I also use it to pull out email addresses in an email. I send out group emails often and all the bounced returns come back in one email. So, I regex to pull them all out and then drop them into a string var to remove from the database.
I even wrote a little dialog prog to apply regex to my clipboard. It grabs the contents applies the regex and then loads it back into the clipboard.
One thing I use it for in web development all the time is stripping some text of its HTML tags. This might need to be done to sanitize user input for security, or for displaying a preview of a news article. For example, if you have an article with lots of HTML tags for formatting, you can't just do LEFT(article_text,100) + '...' (plus a "read more" link) and render that on a page at the risk of breaking the page by splitting apart an HTML tag.
Also, I've had to strip img tags in database records that link to images that no longer exist. And let's not forget web form validation. If you want to make a user has entered a correct email address (syntactically speaking) into a web form this is about the only way of checking it thoroughly.
I've just pasted a long character sequence into a string literal, and now I want to break it up into a concatenation of shorter string literals so it doesn't wrap. I also want it to be readable, so I want to break only after spaces. I select the whole string (minus the quotation marks) and do an in-selection-only replace-all with this regex:
/.{20,60} /
...and this replacement:
/$0"¶ + "/
...where the pilcrow is an actual newline, and the number of spaces varies from one incident to the next. Result:
String s = "I recently discussed editors with a co-worker. He uses one "
+ "of the less popular editors and I use another (I won't say "
+ "which ones since it's not relevant and I want to avoid an "
+ "editor flame war). I was saying that I didn't like his "
+ "editor as much because it doesn't let you do find/replace "

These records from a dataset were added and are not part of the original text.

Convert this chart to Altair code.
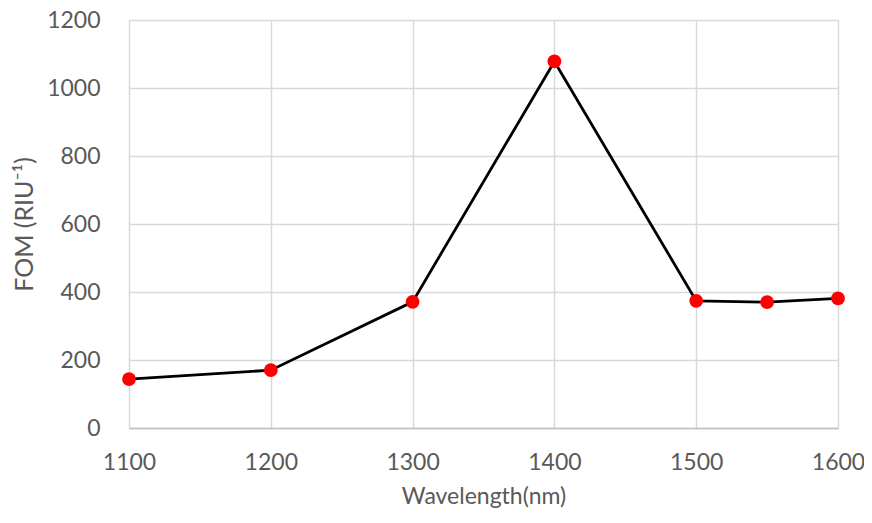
import altair as alt
import pandas as pd

wavelength = [1100, 1200, 1300, 1400, 1500, 1550, 1600]
fom = [144, 170, 371, 1078, 374, 370, 381]

df = pd.DataFrame({"Wavelength": wavelength, "FOM": fom})

F = "Lato"
x = alt.X("Wavelength:Q",
          scale=alt.Scale(domain=[1100, 1600], nice=False, zero=False),
          axis=alt.Axis(title="Wavelength(nm)", values=[1100, 1200, 1300, 1400, 1500, 1600],
                        format="d", labelFontSize=23, titleFontSize=23, labelColor="#595959",
                        titleColor="#595959", titleFontWeight="normal", labelPadding=23,
                        titlePadding=11, domainColor="#bfbfbf", domainWidth=1.5, ticks=False,
                        labelFlush=False,
                        gridColor="#d9d9d9", gridWidth=1.5, labelFont=F, titleFont=F))
y = alt.Y("FOM:Q",
          scale=alt.Scale(domain=[0, 1200], nice=False),
          axis=alt.Axis(title="FOM (RIU⁻¹)", values=list(range(0, 1201, 200)), format="d",
                        labelFontSize=23, titleFontSize=25, labelColor="#595959",
                        titleColor="#595959", titleFontWeight="normal", labelPadding=29,
                        titlePadding=9, domain=False, ticks=False, labelFlush=False,
                        gridColor="#d9d9d9", gridWidth=1.5, labelFont=F, titleFont=F))

base = alt.Chart(df)
line = base.mark_line(color="black", strokeWidth=2.8).encode(x=x, y=y)
pts = base.mark_circle(color="#ff0000", size=190, opacity=1).encode(x=x, y=y)

chart = (line + pts).properties(
    width=709, height=408,
    autosize=alt.AutoSizeParams(type="none"),
    padding={"left": 121, "top": 12, "right": 26, "bottom": 86},
).configure_view(stroke=None).configure(background="white")

chart.save("out.html", embed_options={"renderer": "svg", "actions": False})
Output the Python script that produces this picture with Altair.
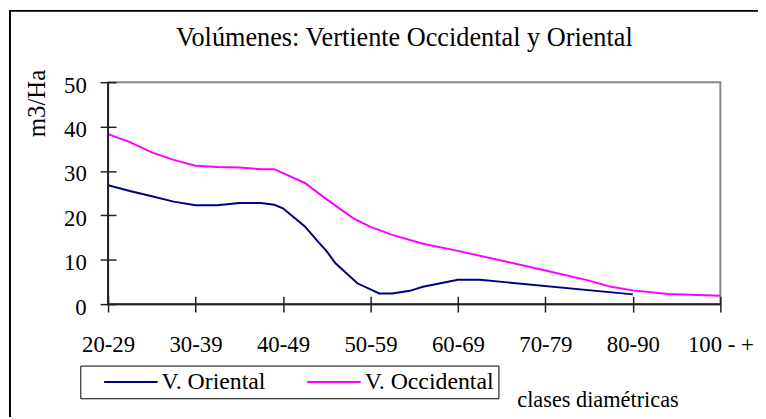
import altair as alt
import pandas as pd

# ---- data ----
categories = ["20-29", "30-39", "40-49", "50-59", "60-69", "70-79", "80-90", "100 - +"]

oriental_pos = [0, 0.25, 0.5, 0.75, 1.0, 1.25, 1.5, 1.75, 1.9, 2.0, 2.25, 2.4, 2.5, 2.6,
                2.85, 3.1, 3.25, 3.45, 3.6, 4.0, 4.25, 6.0]
oriental_val = [26.8, 25.5, 24.3, 23.1, 22.3, 22.3, 22.8, 22.8, 22.4, 21.6, 17.5, 14.1, 11.9, 9.2,
                4.7, 2.4, 2.4, 3.0, 3.9, 5.5, 5.5, 2.2]

occidental_pos = [0, 0.25, 0.5, 0.75, 1.0, 1.25, 1.5, 1.75, 1.9, 2.25, 2.5, 2.8, 3.0, 3.25,
                  3.6, 4.0, 5.0, 5.5, 5.75, 6.0, 6.4, 7.0]
occidental_val = [38.3, 36.5, 34.2, 32.5, 31.2, 30.9, 30.8, 30.4, 30.4, 27.3, 23.6, 19.4, 17.4, 15.6,
                  13.6, 12.0, 7.6, 5.3, 3.9, 3.1, 2.3, 1.9]

series_names = ["V. Oriental", "V. Occidental"]
series_colors = ["#000080", "#FF00FF"]
y_ticks = [0, 10, 20, 30, 40, 50]

FONT = "Liberation Serif"

df = pd.concat([
    pd.DataFrame({"pos": oriental_pos, "val": oriental_val, "serie": series_names[0]}),
    pd.DataFrame({"pos": occidental_pos, "val": occidental_val, "serie": series_names[1]}),
])

label_expr = "[" + ",".join("'" + c + "'" for c in categories) + "][datum.value]"

x_enc = alt.X(
    "pos:Q",
    scale=alt.Scale(domain=[0, len(categories) - 1], nice=False, zero=False),
    axis=alt.Axis(
        values=list(range(len(categories))), labelExpr=label_expr,
        title="clases diamétricas", offset=-8, tickSize=16, tickWidth=1.5, tickColor="#222222",
        domain=False, grid=False, labelPadding=22, labelFont=FONT, labelFontSize=23,
        labelColor="black", labelFlush=False, labelOverlap=False,
        titleFont=FONT, titleFontSize=22.5, titleFontWeight="normal", titleColor="black",
        titleX=494, titleY=111, titleAlign="center", titleBaseline="alphabetic",
    ),
)
y_enc = alt.Y(
    "val:Q",
    scale=alt.Scale(domain=[0, 50], nice=False),
    axis=alt.Axis(
        values=y_ticks, title="m3/Ha", offset=-8, tickSize=16, tickWidth=1.5, tickColor="#222222",
        domain=False, grid=False, labelPadding=14, labelFont=FONT, labelFontSize=23,
        labelColor="black", labelOffset=3, labelFlush=False,
        titleFont=FONT, titleFontSize=25, titleFontWeight="normal", titleColor="black",
        titleX=-72, titleY=21, titleAngle=-90, titleAlign="center", titleBaseline="alphabetic",
    ),
)

lines = alt.Chart(df).mark_line(strokeWidth=2).encode(
    x=x_enc,
    y=y_enc,
    color=alt.Color(
        "serie:N",
        scale=alt.Scale(domain=series_names, range=series_colors),
        legend=alt.Legend(
            title=None, orient="none", legendX=-28, legendY=286, direction="horizontal",
            symbolType="stroke", symbolSize=2916, symbolStrokeWidth=2, symbolOffset=19,
            labelFont=FONT, labelFontSize=24, labelColor="black", labelOffset=3,
            strokeColor="black", fillColor="white", padding=4, columnPadding=22,
            clipHeight=25,
        ),
    ),
    order="pos:Q",
)

axis_lines = pd.DataFrame({"v": [0]})
x_rule = alt.Chart(axis_lines).mark_rule(color="#222222", strokeWidth=2).encode(y=alt.Y("v:Q"))
y_rule = alt.Chart(axis_lines).mark_rule(color="#222222", strokeWidth=2).encode(x=alt.X("v:Q"))

frame = alt.Chart(axis_lines).mark_rect(fillOpacity=0, stroke="black", strokeWidth=2).encode(
    x=alt.value(-99), x2=alt.value(660), y=alt.value(-72), y2=alt.value(420)
)

chart = alt.layer(frame, lines, x_rule, y_rule).properties(
    width=618,
    height=224,
    padding={"left": 101, "top": 73, "right": 38, "bottom": 112},
    autosize=alt.AutoSizeParams(type="none"),
    title=alt.TitleParams(
        text="Volúmenes: Vertiente Occidental y Oriental", font=FONT, fontSize=26.5,
        fontWeight="normal", color="black", anchor="middle", frame="group",
        baseline="alphabetic", dx=-10, offset=0, dy=62.5,
    ),
).configure_view(stroke="#888888", strokeWidth=2)

chart.save("out.html", embed_options={"renderer": "svg", "actions": False})
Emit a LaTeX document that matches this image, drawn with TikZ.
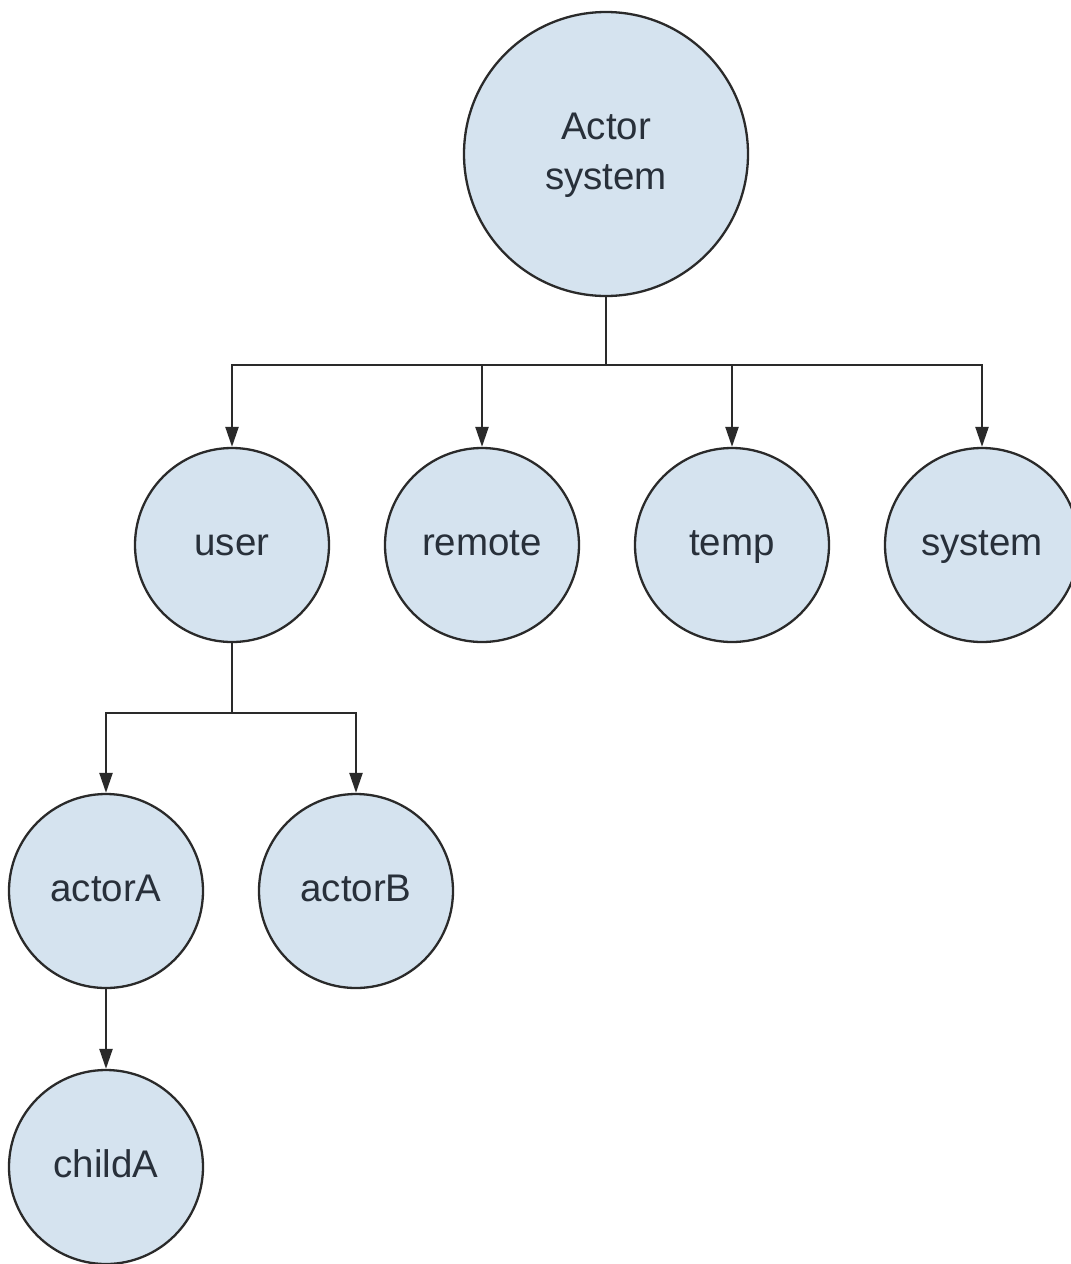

+ "with regular expressions.";
The first thing I do with any editor is try to figure out it's Regex oddities. I use it all the time. Nothing really crazy, but it's handy when you've got to copy/paste stuff between different types of text - SQL <-> PHP is the one I do most often - and you don't want to fart around making the same change 500 times.
Regex is very handy any time I am trying to replace a value that spans multiple lines. Or when I want to replace a value with something that contains a line break.
I also like that you can match things in a regular expression and not replace the full match using the $# syntax to output the portion of the match you want to maintain.
I agree with you on points 3, 4, and 5 but not necessarily points 1 and 2.
In some cases 1 and 2 are easier to achieve using a anonymous keyboard macro.
By this I mean doing the following:
Position the cursor on the first line
Start a keyboard macro recording
Modify the first line
Position the cursor on the next line
Stop record.
Now all that is needed to modify the next line is to repeat the macro.
I could live with out support for regex but could not live without anonymous keyboard macros.